■ **OBJECTIVE**:
Take the material below and retype it in full; pictures are left out.

■ **DATA SECTION**:
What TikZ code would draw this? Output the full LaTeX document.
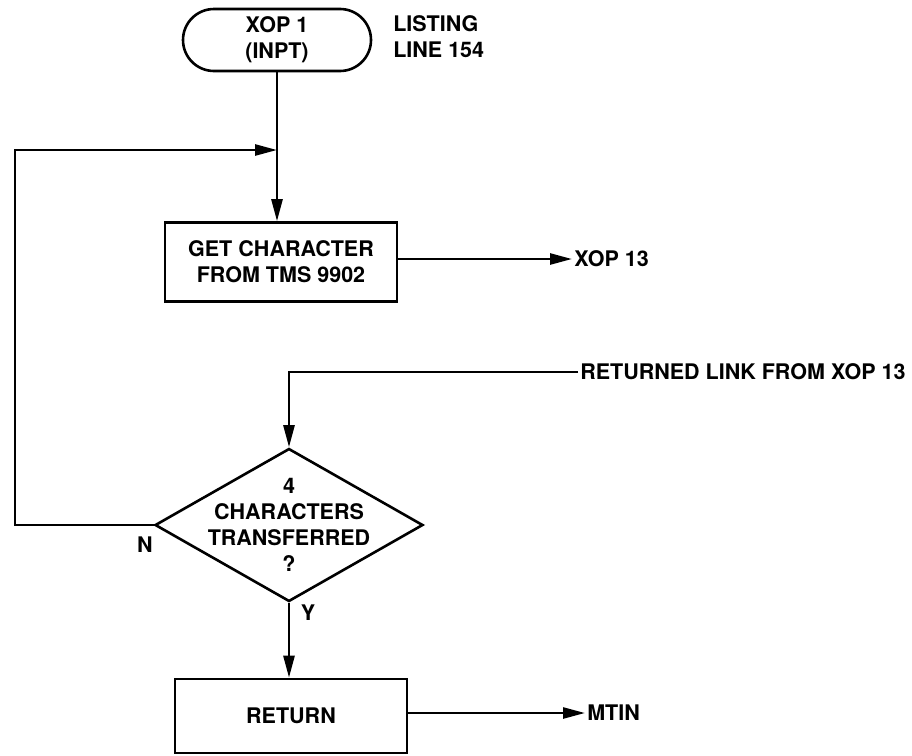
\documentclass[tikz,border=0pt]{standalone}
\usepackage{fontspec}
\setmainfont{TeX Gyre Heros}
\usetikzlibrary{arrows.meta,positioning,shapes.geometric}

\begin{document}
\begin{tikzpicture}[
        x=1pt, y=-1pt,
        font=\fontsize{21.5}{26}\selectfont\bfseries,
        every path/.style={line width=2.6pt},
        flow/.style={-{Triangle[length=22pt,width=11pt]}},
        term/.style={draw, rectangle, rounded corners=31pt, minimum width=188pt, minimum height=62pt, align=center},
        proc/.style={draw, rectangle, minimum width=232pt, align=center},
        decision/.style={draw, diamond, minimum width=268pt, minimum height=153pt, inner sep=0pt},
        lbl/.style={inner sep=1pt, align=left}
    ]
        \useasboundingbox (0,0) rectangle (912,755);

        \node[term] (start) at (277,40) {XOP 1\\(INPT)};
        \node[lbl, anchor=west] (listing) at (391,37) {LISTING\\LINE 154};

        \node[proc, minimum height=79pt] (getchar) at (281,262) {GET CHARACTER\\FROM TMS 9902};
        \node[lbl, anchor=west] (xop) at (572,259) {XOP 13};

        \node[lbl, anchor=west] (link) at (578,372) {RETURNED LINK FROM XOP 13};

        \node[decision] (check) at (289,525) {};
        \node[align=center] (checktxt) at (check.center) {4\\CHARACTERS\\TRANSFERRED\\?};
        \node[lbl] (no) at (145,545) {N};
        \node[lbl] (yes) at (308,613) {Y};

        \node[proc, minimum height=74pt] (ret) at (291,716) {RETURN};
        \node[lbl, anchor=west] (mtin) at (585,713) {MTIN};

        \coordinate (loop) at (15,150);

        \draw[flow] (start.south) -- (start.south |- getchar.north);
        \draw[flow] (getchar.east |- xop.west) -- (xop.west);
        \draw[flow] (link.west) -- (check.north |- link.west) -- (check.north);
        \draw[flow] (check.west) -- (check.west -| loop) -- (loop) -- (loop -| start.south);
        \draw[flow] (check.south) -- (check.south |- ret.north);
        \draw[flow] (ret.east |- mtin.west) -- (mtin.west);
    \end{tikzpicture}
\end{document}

■ **OUTPUT FOR THIS TASK**:
What TikZ code would draw this? Output the full LaTeX document.
\documentclass[tikz,border=0pt]{standalone}
\usepackage{fontspec}
\setmainfont{TeX Gyre Heros}
\usetikzlibrary{arrows.meta,positioning,shapes.geometric}

\begin{document}
\begin{tikzpicture}[
        x=1pt, y=-1pt,
        font=\fontsize{21.5}{26}\selectfont\bfseries,
        every path/.style={line width=2.6pt},
        flow/.style={-{Triangle[length=22pt,width=11pt]}},
        term/.style={draw, rectangle, rounded corners=31pt, minimum width=188pt, minimum height=62pt, align=center},
        proc/.style={draw, rectangle, minimum width=232pt, align=center},
        decision/.style={draw, diamond, minimum width=268pt, minimum height=153pt, inner sep=0pt},
        lbl/.style={inner sep=1pt, align=left}
    ]
        \useasboundingbox (0,0) rectangle (912,755);

        \node[term] (start) at (277,40) {XOP 1\\(INPT)};
        \node[lbl, anchor=west] (listing) at (391,37) {LISTING\\LINE 154};

        \node[proc, minimum height=79pt] (getchar) at (281,262) {GET CHARACTER\\FROM TMS 9902};
        \node[lbl, anchor=west] (xop) at (572,259) {XOP 13};

        \node[lbl, anchor=west] (link) at (578,372) {RETURNED LINK FROM XOP 13};

        \node[decision] (check) at (289,525) {};
        \node[align=center] (checktxt) at (check.center) {4\\CHARACTERS\\TRANSFERRED\\?};
        \node[lbl] (no) at (145,545) {N};
        \node[lbl] (yes) at (308,613) {Y};

        \node[proc, minimum height=74pt] (ret) at (291,716) {RETURN};
        \node[lbl, anchor=west] (mtin) at (585,713) {MTIN};

        \coordinate (loop) at (15,150);

        \draw[flow] (start.south) -- (start.south |- getchar.north);
        \draw[flow] (getchar.east |- xop.west) -- (xop.west);
        \draw[flow] (link.west) -- (check.north |- link.west) -- (check.north);
        \draw[flow] (check.west) -- (check.west -| loop) -- (loop) -- (loop -| start.south);
        \draw[flow] (check.south) -- (check.south |- ret.north);
        \draw[flow] (ret.east |- mtin.west) -- (mtin.west);
    \end{tikzpicture}
\end{document}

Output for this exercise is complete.